Dematerialisation, as the name implies, involves the removal of paper. In order for an MMI to be issued and transferred electronically, it will lose its uniqueness. At the same time it will cease to be a negotiable bearer instrument. This change in characteristic means that while performing the same economic functions, electronic equivalents of MMIs will be distinct securities. In the amended regulations a new electronic equivalent to the MMI has been defined, the Eligible Debt Security or EDS.
An EDS will be a so-called registered security. Legal title will be provided to the holder by entry of his name on the "Operator Register of Eligible Debt Securities", a computer-held record of ownership. A change in the register will represent a change in legal title. Furthermore, individual EDSs will be interchangeable so increasing flexibility for the issuer of the securities and thus allowing better tailoring to the needs of both investors and issuers. The modified regulations take account of the different legal characteristics of the EDS.

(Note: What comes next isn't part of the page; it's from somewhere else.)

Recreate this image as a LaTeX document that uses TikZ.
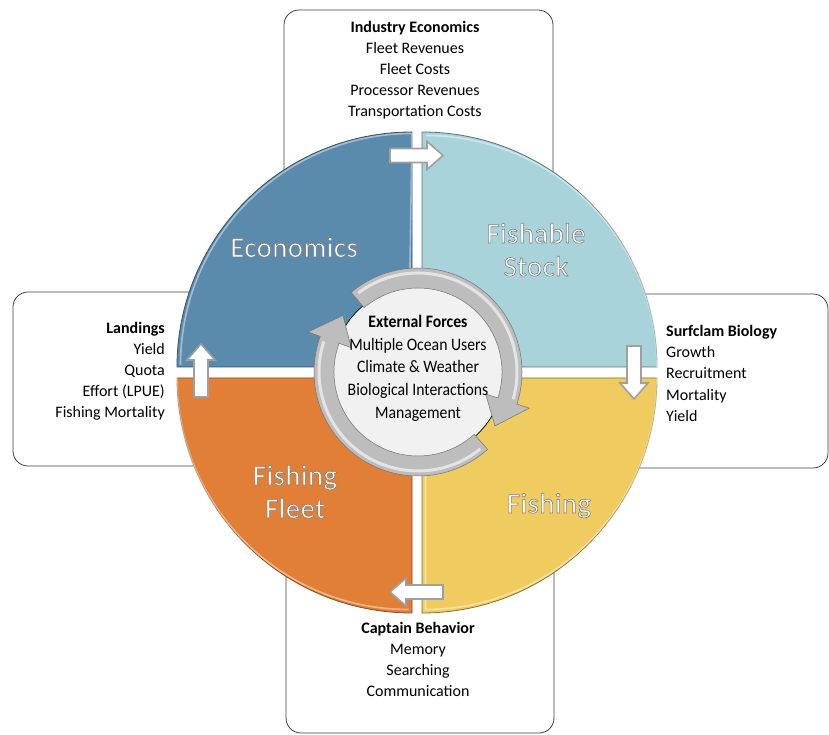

Legislative change is necessary to allow for the creation of EDSs. The current scope of the Uncertificated Securities Regulations, which make provision for electronic transfer and evidencing of ownership of securities, does not cover EDSs. The regulations we are debating amend the Uncertificated Securities Regulations 2001, to enable Eligible Debt Securities to be settled in CREST and for title to be provided by entry on the Operator Register operated by CREST; that is, electronic transfer of title
The definition of an eligible debt security in the regulations has been deliberately cast in fairly broad terms. The breadth of the definition is intended to maintain sufficient flexibility and at the same time allow for the possible future development of new kinds of securities.
Why are we making the changes? Basically, there are three reasons. First, they will underpin financial stability by allowing settlement of short-term debt securities to take place in Crest with full delivery versus payment in central bank money. Secondly, they will reduce the costs of raising capital by removing the need to print and store large quantities of certificates. Thirdly, they will help to maintain the UK's competitiveness as a location for financial services by providing a modern and efficient securities settlement environment for London's financial markets.
Our objective in the amended regulations is a simple onethe electronic legal transfer of title and settlement of eligible debt securities. We believe that the change will enhance the competitiveness of the infrastructure of UK financial markets, and will be warmly welcomed by the City. I commend the regulations to the House.
Moved, That the draft regulations laid before the House on 6th May be approved [20th report from the Joint Committee].(Lord McIntosh of Haringey.)